On Survival

edited April 2014 in Do The Work
This week, my fabulous printer (Minuteman in Wheeling, ding ding ding) will deliver copies of my newest self-published comic book, SURVIVAL, to me and the other members of my creative team. That's artist Mark Stegbauer and letterer/cover designer Steve Wallace, for those keeping score. It's the first DIY comic I've done with an artist who wasn't mpMann and the longest, a full 20 pages. It's a zombie story, it's a suburban horror story, it's an adventure piece -- and it may make you cry at the end. I'm confident you'll dig it. Mark, Steve and I will be selling it for five bucks at our con appearances this year. I suspect copies will go fast.

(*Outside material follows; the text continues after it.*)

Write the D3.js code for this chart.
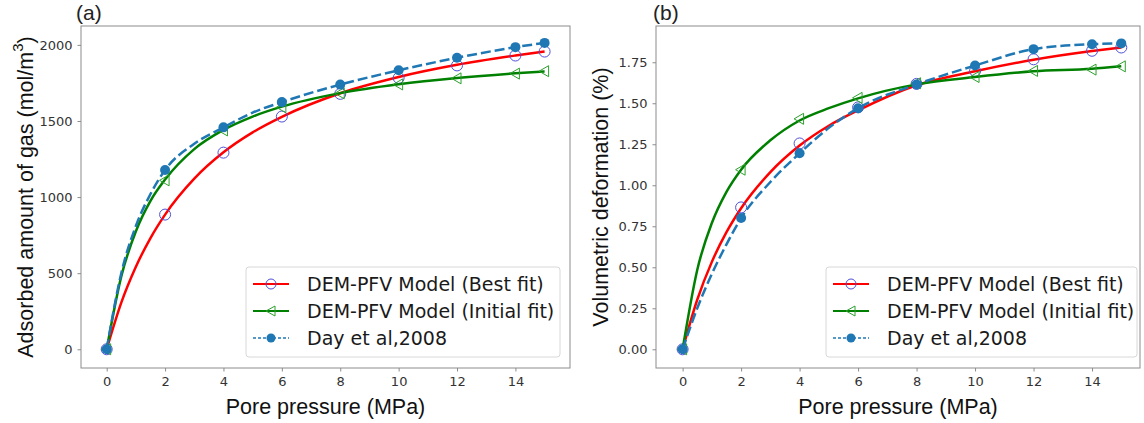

But I'm not just writing this today to promote the comic. I wanted to sit down and talk a bit about the creative process, and how SURVIVAL came to be.

Writers regularly are asked, "Where do you get your ideas?" And my answer is the same as most: From the world I see around me. That means TV, the newspaper, movies, people I see on the street, scenarios I dream up in the shower or waiting on line at the bank. Did you know I can't walk into a bank without thinking of how Catwoman or the Joker would rob it? No kidding, I case banks (and other public spaces, too) all the time.

And that's kind of how SURVIVAL got started.

About a year ago, I was shopping at my local Costco store (that's a supermarket warehouse, if you're reading this from Antarctica) and I realized how secure the building is. No windows and the one main entry is covered by a steel overhead door at night. It's a fortress filled with food, sleeping bags, lanterns and batteries, one in which bunkers can easily be set up for internal defense if things go to hell.

In other words, the perfect place to go when the zombies come. And they are coming.

But there are Costcos and Sam's Club stores all over the country. There's something else that makes this particular store perfect for the zombie apocalypse.

It's a few hundred yards from a Home Depot. A not-so-defensible location (lots of windows and doors), but one filled with tools, generators, axes and a variety of other items that would be useful as weapons or equipment in urban warfare.

I notice these things. I think of a story in which these details will become useful. It percolates. And percolates. And percolates..... until one day my daughter hears me tell the story and says, "You ought to make that into a comic book." And I think if what it would be like for a family to flee to my Costco to survive the zombie horde.

My first email is to pal Mark Stegbauer, artist of THE DO IT YOURSELF GUIDE TO SURVIVING THE ZOMBIE APOCALYPSE. A fellow Midwesterner, I know Mark from the con circuit. We've never worked on a comic together, but I know he's got some chops. He's got an art style that's cartoony but also realistic, and I think it would suit this story very well.

He's game. And thus SURVIVAL is born.

Now, I'm a halfway decent writer, but my handwriting is for crap. And I haven't mastered computer lettering yet. So we need a letterer. I ring up Mister Wallace, who's more talented in this department than he acknowledges.  We've worked together before. We've been in the trenches. He signs on without blinking.

And now, within a week or so, the book will be in our hands.

It's something special, friends -- a horror story with heart. I hope you enjoy it.